● **Short problem**: Can you print the data exactly and leave out each image?

— START OF Data excerpt —

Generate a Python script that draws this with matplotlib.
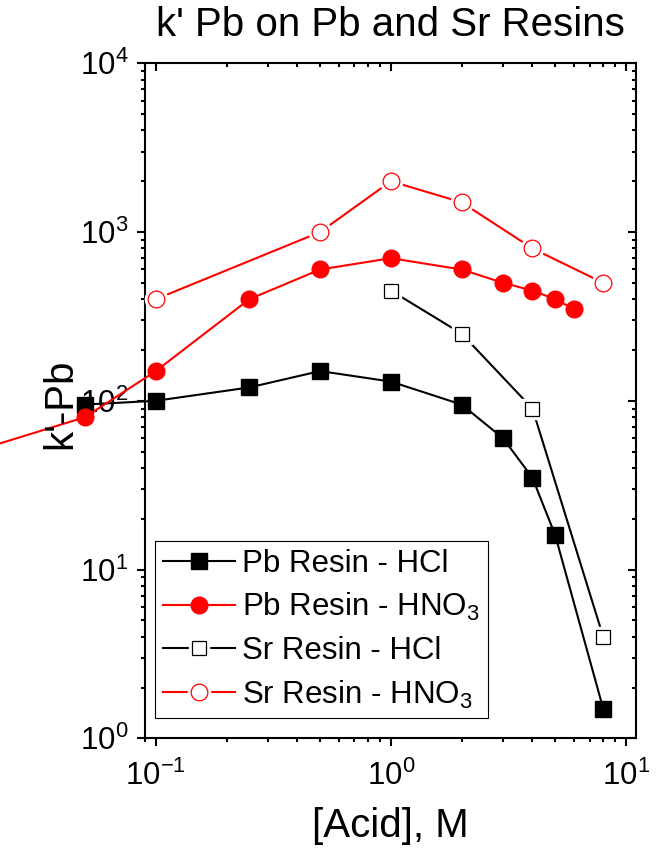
import matplotlib
matplotlib.use("Agg")
import matplotlib.pyplot as plt

plt.rcParams["font.family"] = ["Liberation Sans", "DejaVu Sans"]
plt.rcParams["mathtext.fontset"] = "custom"
plt.rcParams["mathtext.rm"] = "Liberation Sans"
plt.rcParams["mathtext.it"] = "Liberation Sans:italic"
plt.rcParams["mathtext.bf"] = "Liberation Sans:bold"
plt.rcParams["mathtext.default"] = "regular"

# k' for Pb on Pb Resin and Sr Resin vs. acid concentration (M)
acid_pb_hcl = [0.05, 0.1, 0.25, 0.5, 1, 2, 3, 4, 5, 8]
k_pb_hcl = [95, 100, 120, 150, 130, 95, 60, 35, 16, 1.5]

acid_pb_hno3 = [0.01, 0.05, 0.1, 0.25, 0.5, 1, 2, 3, 4, 5, 6]
k_pb_hno3 = [40, 80, 150, 400, 600, 700, 600, 500, 450, 400, 350]

acid_sr_hcl = [1, 2, 4, 8]
k_sr_hcl = [450, 250, 90, 4]

acid_sr_hno3 = [0.1, 0.5, 1, 2, 4, 8]
k_sr_hno3 = [400, 1000, 2000, 1500, 800, 500]

labels = ["Pb Resin - HCl", "Pb Resin - HNO$_3$",
          "Sr Resin - HCl", "Sr Resin - HNO$_3$"]

W, H = 657, 851
fig = plt.figure(figsize=(W / 100, H / 100), dpi=100)
rect = [145 / W, 1 - 738.3 / H, 490.7 / W, 675 / H]
ax = fig.add_axes(rect)
ax.set_axisbelow(True)

LW = 1.5

# filled series
h_pb_hcl, = ax.plot(acid_pb_hcl, k_pb_hcl, color="k", lw=LW, marker="s",
                    ms=11.5, mfc="k", mec="k", clip_on=False, zorder=3)
h_pb_hno3, = ax.plot(acid_pb_hno3, k_pb_hno3, color="red", lw=LW, marker="o",
                     ms=12, mfc="red", mec="red", clip_on=False, zorder=3)


def open_series(x, y, color, marker, ms):
    """Line with open markers; a white halo leaves a small gap around each marker."""
    ln, = ax.plot(x, y, color=color, lw=LW, clip_on=False, zorder=3)
    halo, = ax.plot(x, y, ls="none", marker=marker, ms=ms + 4, mfc="white",
                    mec="white", mew=1, clip_on=False, zorder=3.1)
    mk, = ax.plot(x, y, ls="none", marker=marker, ms=ms, mfc="white",
                  mec=color, mew=0.9, clip_on=False, zorder=3.2)
    return (ln, halo, mk)


h_sr_hcl = open_series(acid_sr_hcl, k_sr_hcl, "k", "s", 10)
h_sr_hno3 = open_series(acid_sr_hno3, k_sr_hno3, "red", "o", 12)

ax.set_xscale("log")
ax.set_yscale("log")
ax.set_xlim(0.09, 11)
ax.set_ylim(1, 1e4)

for sp in ax.spines.values():
    sp.set_linewidth(1.5)

ax.tick_params(which="both", direction="out", width=1.5, labelsize=22.5,
               top=False, right=False)
ax.tick_params(which="major", length=6)
ax.tick_params(which="minor", length=3.2)
ax.tick_params(axis="y", pad=6)
ax.tick_params(axis="x", pad=10)

# mirrored ticks on top/right point inward
ax_m = fig.add_axes(rect, sharex=ax, sharey=ax, frameon=False)
ax_m.tick_params(which="both", direction="in", width=1.5, top=True, right=True,
                 bottom=False, left=False, labeltop=False, labelright=False,
                 labelbottom=False, labelleft=False)
ax_m.tick_params(which="major", length=6)
ax_m.tick_params(which="minor", length=3.2)
ax_m.patch.set_visible(False)

leg = ax.legend([h_pb_hcl, h_pb_hno3, h_sr_hcl, h_sr_hno3], labels,
                loc="upper left", bbox_to_anchor=((155 - 145) / 490.7, (738.3 - 541) / 675),
                borderaxespad=0, numpoints=1, fontsize=22.5, handlelength=2.3,
                handletextpad=0.25, borderpad=0.25, labelspacing=0.4,
                fancybox=False, framealpha=1, edgecolor="k")
leg.get_frame().set_linewidth(0.8)

fig.text(390.4 / W, 1 - 25 / H, "k' Pb on Pb and Sr Resins", ha="center",
         va="center", fontsize=29)
fig.text(390.4 / W, 1 - 826 / H, "[Acid], M", ha="center", va="center",
         fontsize=29)
fig.text(60 / W, 1 - 404 / H, "k'-Pb", ha="center", va="center",
         rotation=90, fontsize=29)

fig.savefig("out.png", dpi=100)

— END OF Data excerpt —

● **Result**:
Generate a Python script that draws this with matplotlib.
import matplotlib
matplotlib.use("Agg")
import matplotlib.pyplot as plt

plt.rcParams["font.family"] = ["Liberation Sans", "DejaVu Sans"]
plt.rcParams["mathtext.fontset"] = "custom"
plt.rcParams["mathtext.rm"] = "Liberation Sans"
plt.rcParams["mathtext.it"] = "Liberation Sans:italic"
plt.rcParams["mathtext.bf"] = "Liberation Sans:bold"
plt.rcParams["mathtext.default"] = "regular"

# k' for Pb on Pb Resin and Sr Resin vs. acid concentration (M)
acid_pb_hcl = [0.05, 0.1, 0.25, 0.5, 1, 2, 3, 4, 5, 8]
k_pb_hcl = [95, 100, 120, 150, 130, 95, 60, 35, 16, 1.5]

acid_pb_hno3 = [0.01, 0.05, 0.1, 0.25, 0.5, 1, 2, 3, 4, 5, 6]
k_pb_hno3 = [40, 80, 150, 400, 600, 700, 600, 500, 450, 400, 350]

acid_sr_hcl = [1, 2, 4, 8]
k_sr_hcl = [450, 250, 90, 4]

acid_sr_hno3 = [0.1, 0.5, 1, 2, 4, 8]
k_sr_hno3 = [400, 1000, 2000, 1500, 800, 500]

labels = ["Pb Resin - HCl", "Pb Resin - HNO$_3$",
          "Sr Resin - HCl", "Sr Resin - HNO$_3$"]

W, H = 657, 851
fig = plt.figure(figsize=(W / 100, H / 100), dpi=100)
rect = [145 / W, 1 - 738.3 / H, 490.7 / W, 675 / H]
ax = fig.add_axes(rect)
ax.set_axisbelow(True)

LW = 1.5

# filled series
h_pb_hcl, = ax.plot(acid_pb_hcl, k_pb_hcl, color="k", lw=LW, marker="s",
                    ms=11.5, mfc="k", mec="k", clip_on=False, zorder=3)
h_pb_hno3, = ax.plot(acid_pb_hno3, k_pb_hno3, color="red", lw=LW, marker="o",
                     ms=12, mfc="red", mec="red", clip_on=False, zorder=3)


def open_series(x, y, color, marker, ms):
    """Line with open markers; a white halo leaves a small gap around each marker."""
    ln, = ax.plot(x, y, color=color, lw=LW, clip_on=False, zorder=3)
    halo, = ax.plot(x, y, ls="none", marker=marker, ms=ms + 4, mfc="white",
                    mec="white", mew=1, clip_on=False, zorder=3.1)
    mk, = ax.plot(x, y, ls="none", marker=marker, ms=ms, mfc="white",
                  mec=color, mew=0.9, clip_on=False, zorder=3.2)
    return (ln, halo, mk)


h_sr_hcl = open_series(acid_sr_hcl, k_sr_hcl, "k", "s", 10)
h_sr_hno3 = open_series(acid_sr_hno3, k_sr_hno3, "red", "o", 12)

ax.set_xscale("log")
ax.set_yscale("log")
ax.set_xlim(0.09, 11)
ax.set_ylim(1, 1e4)

for sp in ax.spines.values():
    sp.set_linewidth(1.5)

ax.tick_params(which="both", direction="out", width=1.5, labelsize=22.5,
               top=False, right=False)
ax.tick_params(which="major", length=6)
ax.tick_params(which="minor", length=3.2)
ax.tick_params(axis="y", pad=6)
ax.tick_params(axis="x", pad=10)

# mirrored ticks on top/right point inward
ax_m = fig.add_axes(rect, sharex=ax, sharey=ax, frameon=False)
ax_m.tick_params(which="both", direction="in", width=1.5, top=True, right=True,
                 bottom=False, left=False, labeltop=False, labelright=False,
                 labelbottom=False, labelleft=False)
ax_m.tick_params(which="major", length=6)
ax_m.tick_params(which="minor", length=3.2)
ax_m.patch.set_visible(False)

leg = ax.legend([h_pb_hcl, h_pb_hno3, h_sr_hcl, h_sr_hno3], labels,
                loc="upper left", bbox_to_anchor=((155 - 145) / 490.7, (738.3 - 541) / 675),
                borderaxespad=0, numpoints=1, fontsize=22.5, handlelength=2.3,
                handletextpad=0.25, borderpad=0.25, labelspacing=0.4,
                fancybox=False, framealpha=1, edgecolor="k")
leg.get_frame().set_linewidth(0.8)

fig.text(390.4 / W, 1 - 25 / H, "k' Pb on Pb and Sr Resins", ha="center",
         va="center", fontsize=29)
fig.text(390.4 / W, 1 - 826 / H, "[Acid], M", ha="center", va="center",
         fontsize=29)
fig.text(60 / W, 1 - 404 / H, "k'-Pb", ha="center", va="center",
         rotation=90, fontsize=29)

fig.savefig("out.png", dpi=100)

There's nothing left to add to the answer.